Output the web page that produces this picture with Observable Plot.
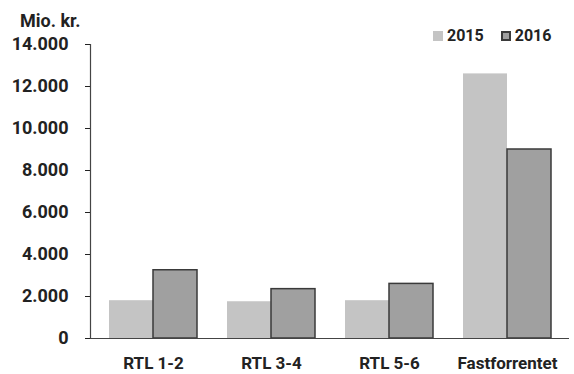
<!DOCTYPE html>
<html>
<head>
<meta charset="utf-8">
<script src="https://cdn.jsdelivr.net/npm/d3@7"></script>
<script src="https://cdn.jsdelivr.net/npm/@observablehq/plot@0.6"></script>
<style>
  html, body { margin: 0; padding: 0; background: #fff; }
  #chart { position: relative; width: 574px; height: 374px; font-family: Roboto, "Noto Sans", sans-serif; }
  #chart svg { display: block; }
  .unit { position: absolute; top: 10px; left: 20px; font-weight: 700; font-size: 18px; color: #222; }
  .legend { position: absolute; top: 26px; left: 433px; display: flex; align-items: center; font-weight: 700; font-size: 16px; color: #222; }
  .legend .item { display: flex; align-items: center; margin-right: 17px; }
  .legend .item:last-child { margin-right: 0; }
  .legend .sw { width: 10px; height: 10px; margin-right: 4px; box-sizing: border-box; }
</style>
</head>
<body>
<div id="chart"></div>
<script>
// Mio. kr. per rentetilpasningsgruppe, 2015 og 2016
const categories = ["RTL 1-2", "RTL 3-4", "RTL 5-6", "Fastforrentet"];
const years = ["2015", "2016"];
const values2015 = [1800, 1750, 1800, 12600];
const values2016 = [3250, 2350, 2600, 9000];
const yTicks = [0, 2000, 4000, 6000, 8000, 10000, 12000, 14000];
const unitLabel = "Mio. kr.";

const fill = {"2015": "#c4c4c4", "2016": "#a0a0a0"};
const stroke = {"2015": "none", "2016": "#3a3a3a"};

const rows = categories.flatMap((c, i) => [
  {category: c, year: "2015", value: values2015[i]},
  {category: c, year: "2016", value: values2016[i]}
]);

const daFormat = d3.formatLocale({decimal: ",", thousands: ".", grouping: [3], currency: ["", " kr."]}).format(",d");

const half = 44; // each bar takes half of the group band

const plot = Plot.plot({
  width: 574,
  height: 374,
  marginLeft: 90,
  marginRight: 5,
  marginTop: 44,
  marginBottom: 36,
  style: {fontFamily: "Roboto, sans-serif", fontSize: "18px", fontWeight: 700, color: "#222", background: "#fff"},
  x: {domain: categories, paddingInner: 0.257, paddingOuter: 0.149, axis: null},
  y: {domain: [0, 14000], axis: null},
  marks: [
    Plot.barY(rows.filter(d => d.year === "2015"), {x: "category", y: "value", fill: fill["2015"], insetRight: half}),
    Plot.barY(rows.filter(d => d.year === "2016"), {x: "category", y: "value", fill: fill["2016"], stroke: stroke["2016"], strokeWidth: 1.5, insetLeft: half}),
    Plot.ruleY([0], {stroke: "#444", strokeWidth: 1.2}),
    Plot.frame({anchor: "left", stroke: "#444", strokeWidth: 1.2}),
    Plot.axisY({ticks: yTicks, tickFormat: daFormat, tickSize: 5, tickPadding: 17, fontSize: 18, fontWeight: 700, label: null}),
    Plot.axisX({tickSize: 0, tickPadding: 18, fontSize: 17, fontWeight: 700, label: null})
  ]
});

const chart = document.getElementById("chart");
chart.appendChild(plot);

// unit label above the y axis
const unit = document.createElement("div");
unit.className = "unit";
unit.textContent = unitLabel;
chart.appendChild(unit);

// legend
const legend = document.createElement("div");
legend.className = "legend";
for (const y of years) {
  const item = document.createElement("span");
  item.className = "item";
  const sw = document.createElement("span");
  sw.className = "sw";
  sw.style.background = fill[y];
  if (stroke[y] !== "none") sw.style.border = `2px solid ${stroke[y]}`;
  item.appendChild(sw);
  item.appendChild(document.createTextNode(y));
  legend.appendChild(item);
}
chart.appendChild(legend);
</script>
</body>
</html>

_EXERCISE REQUIREMENTS_
In your copy of the listing above, reproduce each line exactly and omit all pictures.

_WRITTEN RESPONSE_
Output the web page that produces this picture with Observable Plot.
<!DOCTYPE html>
<html>
<head>
<meta charset="utf-8">
<script src="https://cdn.jsdelivr.net/npm/d3@7"></script>
<script src="https://cdn.jsdelivr.net/npm/@observablehq/plot@0.6"></script>
<style>
  html, body { margin: 0; padding: 0; background: #fff; }
  #chart { position: relative; width: 574px; height: 374px; font-family: Roboto, "Noto Sans", sans-serif; }
  #chart svg { display: block; }
  .unit { position: absolute; top: 10px; left: 20px; font-weight: 700; font-size: 18px; color: #222; }
  .legend { position: absolute; top: 26px; left: 433px; display: flex; align-items: center; font-weight: 700; font-size: 16px; color: #222; }
  .legend .item { display: flex; align-items: center; margin-right: 17px; }
  .legend .item:last-child { margin-right: 0; }
  .legend .sw { width: 10px; height: 10px; margin-right: 4px; box-sizing: border-box; }
</style>
</head>
<body>
<div id="chart"></div>
<script>
// Mio. kr. per rentetilpasningsgruppe, 2015 og 2016
const categories = ["RTL 1-2", "RTL 3-4", "RTL 5-6", "Fastforrentet"];
const years = ["2015", "2016"];
const values2015 = [1800, 1750, 1800, 12600];
const values2016 = [3250, 2350, 2600, 9000];
const yTicks = [0, 2000, 4000, 6000, 8000, 10000, 12000, 14000];
const unitLabel = "Mio. kr.";

const fill = {"2015": "#c4c4c4", "2016": "#a0a0a0"};
const stroke = {"2015": "none", "2016": "#3a3a3a"};

const rows = categories.flatMap((c, i) => [
  {category: c, year: "2015", value: values2015[i]},
  {category: c, year: "2016", value: values2016[i]}
]);

const daFormat = d3.formatLocale({decimal: ",", thousands: ".", grouping: [3], currency: ["", " kr."]}).format(",d");

const half = 44; // each bar takes half of the group band

const plot = Plot.plot({
  width: 574,
  height: 374,
  marginLeft: 90,
  marginRight: 5,
  marginTop: 44,
  marginBottom: 36,
  style: {fontFamily: "Roboto, sans-serif", fontSize: "18px", fontWeight: 700, color: "#222", background: "#fff"},
  x: {domain: categories, paddingInner: 0.257, paddingOuter: 0.149, axis: null},
  y: {domain: [0, 14000], axis: null},
  marks: [
    Plot.barY(rows.filter(d => d.year === "2015"), {x: "category", y: "value", fill: fill["2015"], insetRight: half}),
    Plot.barY(rows.filter(d => d.year === "2016"), {x: "category", y: "value", fill: fill["2016"], stroke: stroke["2016"], strokeWidth: 1.5, insetLeft: half}),
    Plot.ruleY([0], {stroke: "#444", strokeWidth: 1.2}),
    Plot.frame({anchor: "left", stroke: "#444", strokeWidth: 1.2}),
    Plot.axisY({ticks: yTicks, tickFormat: daFormat, tickSize: 5, tickPadding: 17, fontSize: 18, fontWeight: 700, label: null}),
    Plot.axisX({tickSize: 0, tickPadding: 18, fontSize: 17, fontWeight: 700, label: null})
  ]
});

const chart = document.getElementById("chart");
chart.appendChild(plot);

// unit label above the y axis
const unit = document.createElement("div");
unit.className = "unit";
unit.textContent = unitLabel;
chart.appendChild(unit);

// legend
const legend = document.createElement("div");
legend.className = "legend";
for (const y of years) {
  const item = document.createElement("span");
  item.className = "item";
  const sw = document.createElement("span");
  sw.className = "sw";
  sw.style.background = fill[y];
  if (stroke[y] !== "none") sw.style.border = `2px solid ${stroke[y]}`;
  item.appendChild(sw);
  item.appendChild(document.createTextNode(y));
  legend.appendChild(item);
}
chart.appendChild(legend);
</script>
</body>
</html>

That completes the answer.